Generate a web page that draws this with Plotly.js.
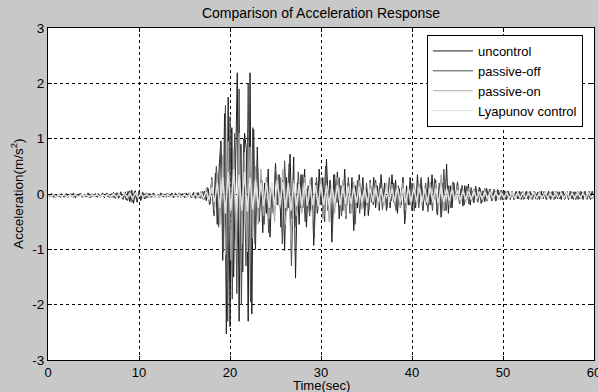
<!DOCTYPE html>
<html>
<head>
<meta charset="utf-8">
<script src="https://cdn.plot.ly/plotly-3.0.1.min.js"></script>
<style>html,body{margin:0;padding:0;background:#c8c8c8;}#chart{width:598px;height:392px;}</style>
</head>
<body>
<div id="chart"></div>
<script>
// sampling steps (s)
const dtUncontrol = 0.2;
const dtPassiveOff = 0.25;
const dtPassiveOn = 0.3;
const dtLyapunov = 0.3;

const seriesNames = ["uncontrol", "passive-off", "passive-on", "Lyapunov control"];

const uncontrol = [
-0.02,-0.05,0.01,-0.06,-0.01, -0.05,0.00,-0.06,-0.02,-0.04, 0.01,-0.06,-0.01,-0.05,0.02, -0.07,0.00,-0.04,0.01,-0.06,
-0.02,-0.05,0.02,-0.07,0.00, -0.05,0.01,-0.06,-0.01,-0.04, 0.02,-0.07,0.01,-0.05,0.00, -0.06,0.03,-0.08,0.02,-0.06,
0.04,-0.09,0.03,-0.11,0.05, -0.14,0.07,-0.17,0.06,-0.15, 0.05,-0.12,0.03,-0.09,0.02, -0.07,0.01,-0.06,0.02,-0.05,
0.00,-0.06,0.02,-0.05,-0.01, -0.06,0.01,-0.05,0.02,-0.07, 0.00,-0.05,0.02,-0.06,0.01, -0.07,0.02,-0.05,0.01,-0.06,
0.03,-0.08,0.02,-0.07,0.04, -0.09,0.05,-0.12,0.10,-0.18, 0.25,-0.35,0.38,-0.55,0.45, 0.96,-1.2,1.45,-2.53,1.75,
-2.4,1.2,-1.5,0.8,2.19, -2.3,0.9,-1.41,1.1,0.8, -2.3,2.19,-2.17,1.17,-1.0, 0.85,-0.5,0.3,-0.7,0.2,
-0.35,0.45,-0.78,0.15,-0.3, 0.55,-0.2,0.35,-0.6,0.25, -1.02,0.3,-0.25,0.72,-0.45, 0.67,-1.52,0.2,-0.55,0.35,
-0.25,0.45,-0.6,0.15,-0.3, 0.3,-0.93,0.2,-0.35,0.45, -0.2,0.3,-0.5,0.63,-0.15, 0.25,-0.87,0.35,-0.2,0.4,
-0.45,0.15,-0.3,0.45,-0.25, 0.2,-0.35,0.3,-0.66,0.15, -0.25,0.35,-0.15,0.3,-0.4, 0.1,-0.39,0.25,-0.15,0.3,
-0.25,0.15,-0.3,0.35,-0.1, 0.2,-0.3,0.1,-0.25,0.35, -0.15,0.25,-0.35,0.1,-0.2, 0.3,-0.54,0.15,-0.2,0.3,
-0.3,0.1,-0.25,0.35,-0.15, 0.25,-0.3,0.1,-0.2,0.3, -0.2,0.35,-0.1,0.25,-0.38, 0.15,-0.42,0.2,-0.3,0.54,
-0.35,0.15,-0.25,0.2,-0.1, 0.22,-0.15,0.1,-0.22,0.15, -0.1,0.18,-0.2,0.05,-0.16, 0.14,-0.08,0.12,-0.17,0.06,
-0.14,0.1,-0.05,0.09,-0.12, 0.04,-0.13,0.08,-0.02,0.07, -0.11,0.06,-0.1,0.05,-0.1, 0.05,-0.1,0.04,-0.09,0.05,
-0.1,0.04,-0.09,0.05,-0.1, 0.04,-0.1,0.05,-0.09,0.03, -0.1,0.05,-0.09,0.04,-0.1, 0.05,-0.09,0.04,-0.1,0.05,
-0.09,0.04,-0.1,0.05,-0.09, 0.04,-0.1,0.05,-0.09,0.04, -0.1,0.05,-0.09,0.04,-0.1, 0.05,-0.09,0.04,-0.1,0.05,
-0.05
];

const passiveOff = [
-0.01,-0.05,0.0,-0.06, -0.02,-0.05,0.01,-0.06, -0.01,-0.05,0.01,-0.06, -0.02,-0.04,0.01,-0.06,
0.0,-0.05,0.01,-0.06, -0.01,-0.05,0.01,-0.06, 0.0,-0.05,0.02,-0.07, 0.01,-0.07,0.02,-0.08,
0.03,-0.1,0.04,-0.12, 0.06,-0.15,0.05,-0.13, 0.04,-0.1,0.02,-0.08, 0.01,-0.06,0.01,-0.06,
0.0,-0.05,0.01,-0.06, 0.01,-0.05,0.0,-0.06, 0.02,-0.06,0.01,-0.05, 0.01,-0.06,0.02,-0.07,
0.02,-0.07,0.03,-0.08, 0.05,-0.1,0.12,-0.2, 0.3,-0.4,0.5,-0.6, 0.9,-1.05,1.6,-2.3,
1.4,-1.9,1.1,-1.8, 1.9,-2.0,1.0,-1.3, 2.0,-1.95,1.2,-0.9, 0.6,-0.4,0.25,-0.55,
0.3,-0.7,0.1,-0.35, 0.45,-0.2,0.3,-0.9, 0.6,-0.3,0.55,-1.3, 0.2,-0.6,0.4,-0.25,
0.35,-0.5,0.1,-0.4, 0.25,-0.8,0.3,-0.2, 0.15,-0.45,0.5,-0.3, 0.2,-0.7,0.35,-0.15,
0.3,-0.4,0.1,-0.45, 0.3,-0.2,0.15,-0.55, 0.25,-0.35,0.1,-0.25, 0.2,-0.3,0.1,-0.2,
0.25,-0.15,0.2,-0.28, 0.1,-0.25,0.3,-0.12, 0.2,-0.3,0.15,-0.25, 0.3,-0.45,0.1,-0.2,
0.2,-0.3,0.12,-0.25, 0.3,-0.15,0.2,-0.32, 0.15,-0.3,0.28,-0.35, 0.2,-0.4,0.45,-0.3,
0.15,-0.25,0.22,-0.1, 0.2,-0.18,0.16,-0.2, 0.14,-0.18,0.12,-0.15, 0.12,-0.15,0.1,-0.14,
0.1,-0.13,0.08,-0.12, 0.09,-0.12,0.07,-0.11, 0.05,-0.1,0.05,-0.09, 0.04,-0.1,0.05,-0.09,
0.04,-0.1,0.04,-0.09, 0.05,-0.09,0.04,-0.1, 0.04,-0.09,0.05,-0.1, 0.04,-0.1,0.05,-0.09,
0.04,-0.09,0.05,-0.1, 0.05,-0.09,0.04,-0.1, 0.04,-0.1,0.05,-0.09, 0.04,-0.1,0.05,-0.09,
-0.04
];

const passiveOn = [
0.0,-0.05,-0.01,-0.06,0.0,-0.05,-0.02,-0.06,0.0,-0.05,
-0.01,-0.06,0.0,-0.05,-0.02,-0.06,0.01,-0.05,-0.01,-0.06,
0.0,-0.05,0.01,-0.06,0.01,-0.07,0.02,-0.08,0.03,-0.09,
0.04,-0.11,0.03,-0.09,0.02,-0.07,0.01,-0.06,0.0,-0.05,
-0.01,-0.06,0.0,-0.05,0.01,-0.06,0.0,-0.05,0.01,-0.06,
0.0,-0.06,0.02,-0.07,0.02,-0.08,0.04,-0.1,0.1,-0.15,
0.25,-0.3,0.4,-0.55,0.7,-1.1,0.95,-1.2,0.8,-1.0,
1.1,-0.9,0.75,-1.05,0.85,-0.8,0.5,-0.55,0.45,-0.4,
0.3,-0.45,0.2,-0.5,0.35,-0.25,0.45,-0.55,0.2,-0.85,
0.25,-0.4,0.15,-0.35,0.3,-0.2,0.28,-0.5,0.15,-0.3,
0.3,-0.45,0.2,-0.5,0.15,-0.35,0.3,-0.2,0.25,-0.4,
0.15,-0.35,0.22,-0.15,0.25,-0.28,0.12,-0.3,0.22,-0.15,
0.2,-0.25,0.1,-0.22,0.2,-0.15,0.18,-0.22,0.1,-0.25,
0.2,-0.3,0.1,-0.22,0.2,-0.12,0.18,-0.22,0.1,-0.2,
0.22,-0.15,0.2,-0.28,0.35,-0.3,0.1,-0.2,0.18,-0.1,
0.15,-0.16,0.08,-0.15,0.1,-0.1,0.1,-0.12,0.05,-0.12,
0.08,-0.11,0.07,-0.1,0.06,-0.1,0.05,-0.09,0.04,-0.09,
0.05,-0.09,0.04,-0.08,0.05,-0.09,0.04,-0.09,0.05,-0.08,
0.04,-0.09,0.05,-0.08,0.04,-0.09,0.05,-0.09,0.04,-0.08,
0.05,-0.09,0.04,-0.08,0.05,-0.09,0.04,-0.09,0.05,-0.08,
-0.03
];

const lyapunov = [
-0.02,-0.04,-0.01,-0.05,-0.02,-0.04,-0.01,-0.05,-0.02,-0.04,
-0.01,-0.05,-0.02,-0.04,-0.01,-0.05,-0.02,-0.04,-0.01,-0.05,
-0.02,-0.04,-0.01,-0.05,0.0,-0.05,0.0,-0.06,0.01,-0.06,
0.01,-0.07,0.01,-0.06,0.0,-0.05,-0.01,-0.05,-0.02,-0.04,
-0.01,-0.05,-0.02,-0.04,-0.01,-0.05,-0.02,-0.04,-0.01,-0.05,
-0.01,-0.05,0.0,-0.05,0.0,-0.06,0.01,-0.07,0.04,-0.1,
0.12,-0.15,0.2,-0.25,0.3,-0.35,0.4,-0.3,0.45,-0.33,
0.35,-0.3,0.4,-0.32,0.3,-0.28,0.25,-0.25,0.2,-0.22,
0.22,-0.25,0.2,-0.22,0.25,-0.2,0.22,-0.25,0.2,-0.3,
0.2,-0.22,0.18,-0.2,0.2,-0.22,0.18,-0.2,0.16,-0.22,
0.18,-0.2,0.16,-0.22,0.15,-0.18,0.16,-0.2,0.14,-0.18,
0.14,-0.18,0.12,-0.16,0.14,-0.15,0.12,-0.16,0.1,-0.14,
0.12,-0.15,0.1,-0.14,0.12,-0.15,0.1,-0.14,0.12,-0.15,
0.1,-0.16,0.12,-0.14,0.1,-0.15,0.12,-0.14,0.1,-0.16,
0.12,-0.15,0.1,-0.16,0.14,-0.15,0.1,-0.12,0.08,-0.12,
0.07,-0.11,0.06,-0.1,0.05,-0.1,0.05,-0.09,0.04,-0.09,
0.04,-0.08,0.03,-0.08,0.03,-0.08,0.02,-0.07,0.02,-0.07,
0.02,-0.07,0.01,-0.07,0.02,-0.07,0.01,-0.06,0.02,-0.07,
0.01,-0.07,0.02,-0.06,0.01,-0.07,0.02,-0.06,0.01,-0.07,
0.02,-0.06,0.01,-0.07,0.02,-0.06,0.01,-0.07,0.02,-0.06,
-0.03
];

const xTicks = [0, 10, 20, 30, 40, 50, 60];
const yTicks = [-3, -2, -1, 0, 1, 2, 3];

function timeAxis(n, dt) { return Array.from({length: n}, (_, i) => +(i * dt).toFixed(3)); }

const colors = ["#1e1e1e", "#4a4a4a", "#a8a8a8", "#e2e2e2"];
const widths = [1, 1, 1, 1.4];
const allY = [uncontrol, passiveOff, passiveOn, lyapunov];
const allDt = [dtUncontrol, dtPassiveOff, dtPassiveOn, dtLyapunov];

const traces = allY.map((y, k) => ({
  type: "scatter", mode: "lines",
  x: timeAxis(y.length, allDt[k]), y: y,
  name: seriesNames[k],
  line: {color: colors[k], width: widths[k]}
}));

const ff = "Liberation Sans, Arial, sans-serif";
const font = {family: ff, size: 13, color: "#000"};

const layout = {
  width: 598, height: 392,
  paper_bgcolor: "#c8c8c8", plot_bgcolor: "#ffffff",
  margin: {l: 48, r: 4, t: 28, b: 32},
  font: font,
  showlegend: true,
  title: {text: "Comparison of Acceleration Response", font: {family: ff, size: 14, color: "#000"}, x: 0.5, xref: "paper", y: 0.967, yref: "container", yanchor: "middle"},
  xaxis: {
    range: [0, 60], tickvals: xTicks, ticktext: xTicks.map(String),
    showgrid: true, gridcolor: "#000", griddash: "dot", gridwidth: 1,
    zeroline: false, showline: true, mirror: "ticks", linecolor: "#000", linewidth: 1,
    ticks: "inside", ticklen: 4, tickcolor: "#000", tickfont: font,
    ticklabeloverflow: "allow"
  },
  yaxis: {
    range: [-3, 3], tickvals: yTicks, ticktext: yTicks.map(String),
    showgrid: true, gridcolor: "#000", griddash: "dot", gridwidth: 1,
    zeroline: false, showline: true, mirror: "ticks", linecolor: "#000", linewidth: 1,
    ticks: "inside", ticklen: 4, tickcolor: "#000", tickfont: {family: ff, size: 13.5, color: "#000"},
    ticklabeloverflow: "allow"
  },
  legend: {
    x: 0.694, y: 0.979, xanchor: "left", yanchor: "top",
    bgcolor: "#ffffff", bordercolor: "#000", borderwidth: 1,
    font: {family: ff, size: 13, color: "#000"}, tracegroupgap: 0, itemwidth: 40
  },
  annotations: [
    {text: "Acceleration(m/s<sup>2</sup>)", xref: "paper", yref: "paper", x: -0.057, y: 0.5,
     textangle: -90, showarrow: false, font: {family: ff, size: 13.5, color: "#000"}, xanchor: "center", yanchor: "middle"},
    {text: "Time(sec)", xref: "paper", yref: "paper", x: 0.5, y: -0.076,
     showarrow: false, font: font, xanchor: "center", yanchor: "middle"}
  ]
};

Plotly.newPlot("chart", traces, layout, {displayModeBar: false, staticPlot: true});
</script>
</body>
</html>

************

§ Short problem: From the opening line of the listing above through the line bearing "const dtLyapunov = 0.3;", repeat each line exactly. Drop every picture.

§ Correct response:
Generate a web page that draws this with Plotly.js.
<!DOCTYPE html>
<html>
<head>
<meta charset="utf-8">
<script src="https://cdn.plot.ly/plotly-3.0.1.min.js"></script>
<style>html,body{margin:0;padding:0;background:#c8c8c8;}#chart{width:598px;height:392px;}</style>
</head>
<body>
<div id="chart"></div>
<script>
// sampling steps (s)
const dtUncontrol = 0.2;
const dtPassiveOff = 0.25;
const dtPassiveOn = 0.3;
const dtLyapunov = 0.3;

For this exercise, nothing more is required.